Hum, your link kind of defeat your point. That or I did not understand the point you were trying to make.
Does Heroku Postgres support PLV8 now? In the questions section of the presentation, he doesn't mention it as unsupported, but as recently as Sept 2012, it wasn't [1] - has that changed?
If this was meant to demystify something, then I completely missed it. Since I'm new to PostgreSQL, I was hoping to get a birds eye view from someone that knows his stuff, but what I got was keyword clouds. Could that be anything else but mystifying?
That's more a presentation of some not so well-known features and extensions found in Postgres than something for newcomers. In any case, watch the video linked in a comment above instead of reading the slides.
I have spent quite a few years working with MS SQL Server, but have only dabbled with Postgres. Can somebody recommend a good Postgres book or tutorial for people like me?

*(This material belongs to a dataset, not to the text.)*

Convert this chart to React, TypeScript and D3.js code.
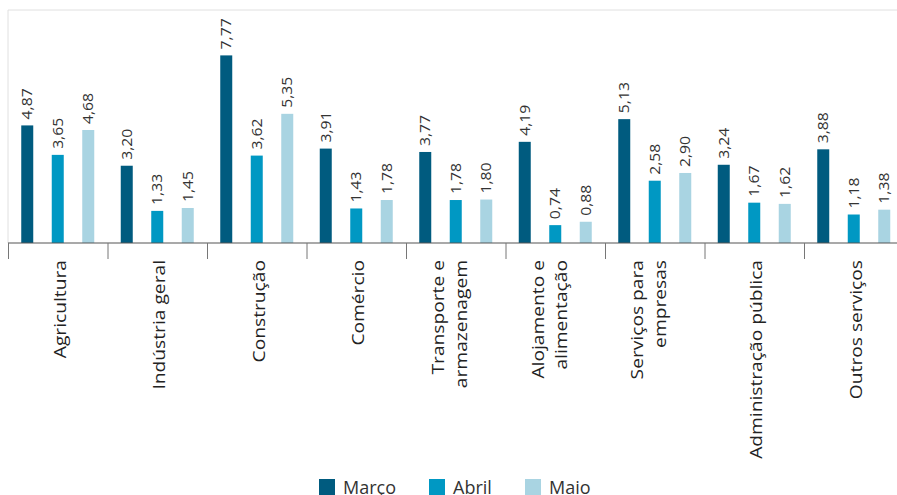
import React from 'react';
import * as d3 from 'd3';

const categories = [
  'Agricultura',
  'Indústria geral',
  'Construção',
  'Comércio',
  'Transporte e\narmazenagem',
  'Alojamento e\nalimentação',
  'Serviços para\nempresas',
  'Administração pública',
  'Outros serviços',
];
const seriesNames = ['Março', 'Abril', 'Maio'];
const marco = [4.87, 3.2, 7.77, 3.91, 3.77, 4.19, 5.13, 3.24, 3.88];
const abril = [3.65, 1.33, 3.62, 1.43, 1.78, 0.74, 2.58, 1.67, 1.18];
const maio = [4.68, 1.45, 5.35, 1.78, 1.8, 0.88, 2.9, 1.62, 1.38];
const seriesValues = [marco, abril, maio];
const colors = ['#005b7f', '#0098c3', '#a9d4e2'];

const W = 897;
const H = 495;
const margin = { top: 10, left: 8, bottom: 243 };
const font = '"Open Sans", "Noto Sans", sans-serif';

export default function App() {
  const x = d3.scaleBand<string>().domain(categories).range([margin.left, 903.5]);
  const inner = d3.scalePoint<string>().domain(seriesNames).range([19.25, 80.25]);
  const y = d3.scaleLinear().domain([0, 9.65]).range([margin.bottom, margin.top]);
  const barW = 12;
  const fmt = (v: number) => d3.format('.2f')(v).replace('.', ',');

  const legendX = [319, 429, 525];

  return (
    <svg
      width={W}
      height={H}
      style={{ position: 'absolute', left: 0, top: 0, background: '#fff' }}
      fontFamily={font}
    >
      {/* frame */}
      <line x1={margin.left} x2={W} y1={margin.top} y2={margin.top} stroke="#e0e0e0" />
      <line x1={margin.left} x2={margin.left} y1={margin.top} y2={margin.bottom} stroke="#e0e0e0" />

      {seriesValues.map((vals, si) =>
        vals.map((v, ci) => {
          const cx = (x(categories[ci]) as number) + (inner(seriesNames[si]) as number);
          const top = y(v);
          return (
            <g key={`${si}-${ci}`}>
              <rect
                x={cx - barW / 2}
                y={top}
                width={barW}
                height={y(0) - top}
                fill={colors[si]}
              />
              <text
                transform={`translate(${cx + 5},${top - 6}) rotate(-90) scale(1.05,1)`}
                fontSize={15}
                fill="#333"
              >
                {fmt(v)}
              </text>
            </g>
          );
        })
      )}

      {/* axis */}
      <line x1={margin.left} x2={W} y1={margin.bottom} y2={margin.bottom} stroke="#555" strokeWidth={1.2} />
      {categories.map((c) => (
        <line
          key={c}
          x1={(x(c) as number) + 0.5}
          x2={(x(c) as number) + 0.5}
          y1={margin.bottom}
          y2={259}
          stroke="#777"
        />
      ))}
      {categories.map((c) => {
        const lines = c.split('\n');
        const center = (x(c) as number) + x.bandwidth() / 2;
        return lines.map((ln, li) => {
          const bx = lines.length === 1 ? center + 8 : center - 11.5 + li * 23;
          return (
            <text
              key={c + li}
              transform={`translate(${bx},260) rotate(-90) scale(1.24,1)`}
              textAnchor="end"
              fontSize={15.5}
              fill="#222"
            >
              {ln}
            </text>
          );
        });
      })}

      {/* legend */}
      {seriesNames.map((s, i) => (
        <g key={s}>
          <rect x={legendX[i]} y={479} width={16} height={16} fill={colors[i]} />
          <text x={legendX[i] + 24} y={494} fontSize={18} fill="#333">
            {s}
          </text>
        </g>
      ))}
    </svg>
  );
}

One of the best resources for PostgreSQL is the online documentation - I've hardly seen a F/OSS project with a better written documentation. The only drawback is that it is quite verbose and it's easy to get lost. You might want to start with the official tutorial [1] and might also check the dated "MS-SQL to PostgreSQL Migration" (from 2001) [2] which still provides some nice transition tips.
Make sure to check the "Postgres Guide" [3] which is a recent addition and is excellent to get you started quickly.
The quick intro by Packt Publishing [4] looks useful and concise as well, but is not as good as the Postgres Guide.
Since you're familiar with the RDBMS concepts I would suggest you take a look at the nice "PostgreSQL 9 Admin Cookbook"[5] which has a solid collection of recipes that you can use to learn the specifics of the DB and a bunch of nice features.